• WRITTEN EXERCISE: Your answer should be a single number: the count of lines in the material below that hold "chart".

— BEGIN —

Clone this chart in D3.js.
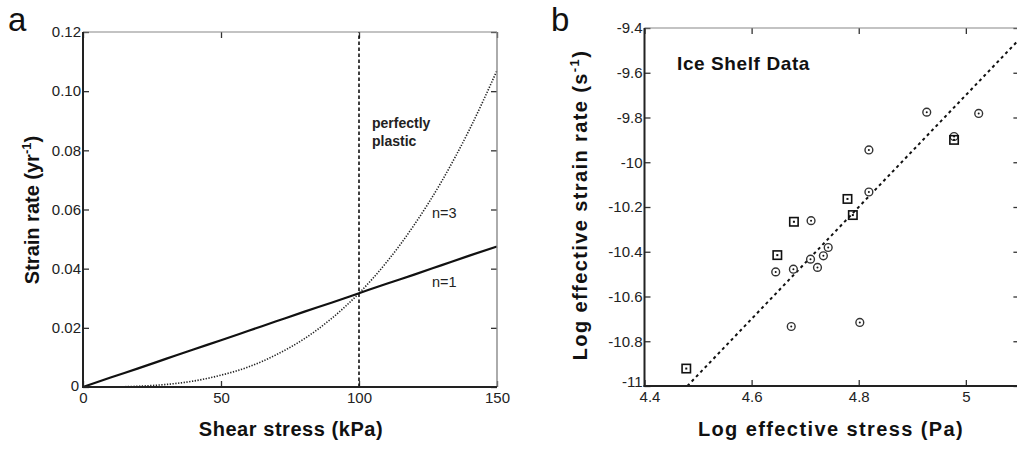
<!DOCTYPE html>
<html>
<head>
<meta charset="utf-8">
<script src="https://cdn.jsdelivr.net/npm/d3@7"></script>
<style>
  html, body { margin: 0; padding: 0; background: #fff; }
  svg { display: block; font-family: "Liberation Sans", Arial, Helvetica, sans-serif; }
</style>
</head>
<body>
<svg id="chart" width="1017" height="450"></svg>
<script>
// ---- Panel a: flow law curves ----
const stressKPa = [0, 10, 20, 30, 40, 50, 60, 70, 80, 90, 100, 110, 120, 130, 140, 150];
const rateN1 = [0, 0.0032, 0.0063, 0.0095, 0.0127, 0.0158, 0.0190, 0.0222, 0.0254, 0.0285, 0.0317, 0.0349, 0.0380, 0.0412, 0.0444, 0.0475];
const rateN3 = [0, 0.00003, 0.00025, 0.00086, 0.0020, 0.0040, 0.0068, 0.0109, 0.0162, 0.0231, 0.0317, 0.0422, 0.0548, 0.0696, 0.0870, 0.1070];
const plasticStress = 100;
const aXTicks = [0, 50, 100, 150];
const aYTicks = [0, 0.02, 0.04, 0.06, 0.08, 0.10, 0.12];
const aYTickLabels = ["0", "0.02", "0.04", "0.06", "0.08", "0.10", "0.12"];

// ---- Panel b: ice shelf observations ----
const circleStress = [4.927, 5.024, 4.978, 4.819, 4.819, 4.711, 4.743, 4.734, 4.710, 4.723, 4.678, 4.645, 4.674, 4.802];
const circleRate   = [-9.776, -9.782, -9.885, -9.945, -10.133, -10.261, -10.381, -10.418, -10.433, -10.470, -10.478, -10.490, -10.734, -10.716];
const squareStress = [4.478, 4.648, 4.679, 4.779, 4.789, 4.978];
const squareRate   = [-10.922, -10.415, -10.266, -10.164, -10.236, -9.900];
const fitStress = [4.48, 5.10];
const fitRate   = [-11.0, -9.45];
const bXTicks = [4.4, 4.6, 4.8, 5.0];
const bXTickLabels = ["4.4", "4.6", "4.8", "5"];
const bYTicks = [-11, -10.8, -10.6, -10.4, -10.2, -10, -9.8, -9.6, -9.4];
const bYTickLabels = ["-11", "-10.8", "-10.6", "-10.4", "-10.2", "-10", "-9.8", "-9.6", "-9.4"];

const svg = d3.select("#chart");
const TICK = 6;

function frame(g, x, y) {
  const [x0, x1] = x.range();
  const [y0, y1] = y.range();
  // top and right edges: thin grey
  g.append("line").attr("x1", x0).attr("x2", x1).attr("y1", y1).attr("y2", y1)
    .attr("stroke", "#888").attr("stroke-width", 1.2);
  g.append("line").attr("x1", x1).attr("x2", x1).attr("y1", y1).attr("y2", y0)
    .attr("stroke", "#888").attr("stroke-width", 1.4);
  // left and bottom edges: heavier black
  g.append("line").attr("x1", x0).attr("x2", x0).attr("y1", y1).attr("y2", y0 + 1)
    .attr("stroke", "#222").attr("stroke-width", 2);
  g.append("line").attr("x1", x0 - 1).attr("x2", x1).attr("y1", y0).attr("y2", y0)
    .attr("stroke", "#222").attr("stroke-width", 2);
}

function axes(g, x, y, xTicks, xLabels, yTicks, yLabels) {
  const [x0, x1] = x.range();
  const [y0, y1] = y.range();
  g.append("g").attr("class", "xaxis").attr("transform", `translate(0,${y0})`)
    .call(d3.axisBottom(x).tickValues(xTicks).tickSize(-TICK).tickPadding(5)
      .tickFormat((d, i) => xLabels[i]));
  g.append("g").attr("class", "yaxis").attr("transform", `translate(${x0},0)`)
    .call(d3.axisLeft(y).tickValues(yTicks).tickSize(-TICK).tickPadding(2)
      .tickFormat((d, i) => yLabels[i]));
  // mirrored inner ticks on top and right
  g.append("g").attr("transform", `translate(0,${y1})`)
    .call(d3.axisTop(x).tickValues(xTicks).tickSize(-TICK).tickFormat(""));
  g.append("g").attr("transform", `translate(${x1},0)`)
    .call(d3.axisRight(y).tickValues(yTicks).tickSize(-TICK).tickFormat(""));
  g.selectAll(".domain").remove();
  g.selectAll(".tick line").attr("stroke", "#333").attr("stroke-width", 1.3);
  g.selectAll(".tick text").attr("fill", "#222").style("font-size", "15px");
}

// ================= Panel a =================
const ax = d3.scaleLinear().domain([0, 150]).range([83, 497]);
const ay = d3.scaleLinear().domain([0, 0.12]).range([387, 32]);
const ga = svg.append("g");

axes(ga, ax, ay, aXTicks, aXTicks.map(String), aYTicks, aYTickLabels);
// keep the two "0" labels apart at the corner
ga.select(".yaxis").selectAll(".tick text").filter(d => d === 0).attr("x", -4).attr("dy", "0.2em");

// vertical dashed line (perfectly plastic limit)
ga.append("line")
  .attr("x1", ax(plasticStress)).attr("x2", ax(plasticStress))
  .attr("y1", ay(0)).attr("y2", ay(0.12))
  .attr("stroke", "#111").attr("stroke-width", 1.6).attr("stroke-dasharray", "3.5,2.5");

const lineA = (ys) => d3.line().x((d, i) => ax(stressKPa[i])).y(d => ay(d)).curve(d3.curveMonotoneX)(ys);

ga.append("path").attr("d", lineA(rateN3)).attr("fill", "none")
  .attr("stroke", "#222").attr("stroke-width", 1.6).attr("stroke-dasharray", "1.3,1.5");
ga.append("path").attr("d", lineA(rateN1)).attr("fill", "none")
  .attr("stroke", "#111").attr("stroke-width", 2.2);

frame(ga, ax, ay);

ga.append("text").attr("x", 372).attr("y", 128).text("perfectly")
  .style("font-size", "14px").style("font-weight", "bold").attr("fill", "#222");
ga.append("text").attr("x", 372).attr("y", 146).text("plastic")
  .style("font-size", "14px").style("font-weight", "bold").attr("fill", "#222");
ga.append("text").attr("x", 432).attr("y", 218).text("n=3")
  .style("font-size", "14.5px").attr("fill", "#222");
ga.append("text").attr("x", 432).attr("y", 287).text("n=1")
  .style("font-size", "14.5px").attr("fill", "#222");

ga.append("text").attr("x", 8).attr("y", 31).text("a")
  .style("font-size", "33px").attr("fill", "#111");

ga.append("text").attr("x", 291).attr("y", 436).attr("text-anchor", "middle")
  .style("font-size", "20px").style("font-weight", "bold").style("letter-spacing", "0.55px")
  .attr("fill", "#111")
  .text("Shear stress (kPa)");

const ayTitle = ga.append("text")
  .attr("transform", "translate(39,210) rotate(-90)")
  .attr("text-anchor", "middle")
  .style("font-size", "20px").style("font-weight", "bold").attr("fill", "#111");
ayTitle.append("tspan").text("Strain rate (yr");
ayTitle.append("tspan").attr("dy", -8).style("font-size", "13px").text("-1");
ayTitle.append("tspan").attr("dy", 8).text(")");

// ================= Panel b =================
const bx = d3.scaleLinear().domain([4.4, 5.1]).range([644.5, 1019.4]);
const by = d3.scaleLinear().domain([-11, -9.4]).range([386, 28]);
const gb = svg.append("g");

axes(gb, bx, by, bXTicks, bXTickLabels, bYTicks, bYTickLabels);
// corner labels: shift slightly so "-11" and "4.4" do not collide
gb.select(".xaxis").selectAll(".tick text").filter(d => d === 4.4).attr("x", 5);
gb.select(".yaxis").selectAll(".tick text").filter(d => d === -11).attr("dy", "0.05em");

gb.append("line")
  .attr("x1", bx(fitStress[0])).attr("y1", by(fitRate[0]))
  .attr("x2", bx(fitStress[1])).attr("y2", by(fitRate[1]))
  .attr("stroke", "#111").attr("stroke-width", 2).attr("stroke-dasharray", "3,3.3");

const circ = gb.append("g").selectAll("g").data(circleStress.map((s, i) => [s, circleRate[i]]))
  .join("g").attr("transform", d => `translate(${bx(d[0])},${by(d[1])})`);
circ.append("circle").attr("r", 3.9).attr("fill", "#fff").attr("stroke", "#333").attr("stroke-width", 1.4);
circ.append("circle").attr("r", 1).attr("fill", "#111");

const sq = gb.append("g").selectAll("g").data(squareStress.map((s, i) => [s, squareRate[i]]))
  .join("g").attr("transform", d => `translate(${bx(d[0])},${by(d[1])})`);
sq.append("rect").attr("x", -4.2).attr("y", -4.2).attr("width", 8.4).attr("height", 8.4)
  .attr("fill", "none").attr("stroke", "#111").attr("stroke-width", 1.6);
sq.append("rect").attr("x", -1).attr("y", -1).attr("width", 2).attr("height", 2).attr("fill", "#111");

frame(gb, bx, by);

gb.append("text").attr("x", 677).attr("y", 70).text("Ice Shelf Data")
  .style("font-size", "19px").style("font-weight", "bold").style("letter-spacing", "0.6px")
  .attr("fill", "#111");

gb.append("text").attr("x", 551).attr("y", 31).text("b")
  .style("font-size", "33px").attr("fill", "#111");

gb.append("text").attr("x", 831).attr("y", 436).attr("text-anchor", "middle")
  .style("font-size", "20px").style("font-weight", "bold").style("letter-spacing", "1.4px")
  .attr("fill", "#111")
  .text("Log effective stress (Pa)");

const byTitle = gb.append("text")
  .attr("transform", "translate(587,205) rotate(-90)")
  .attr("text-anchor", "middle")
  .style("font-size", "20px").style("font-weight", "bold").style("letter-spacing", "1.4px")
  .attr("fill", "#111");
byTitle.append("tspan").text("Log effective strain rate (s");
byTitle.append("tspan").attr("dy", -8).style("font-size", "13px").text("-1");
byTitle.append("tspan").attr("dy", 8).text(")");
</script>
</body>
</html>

— END —

• EXERCISE OUTPUT: 3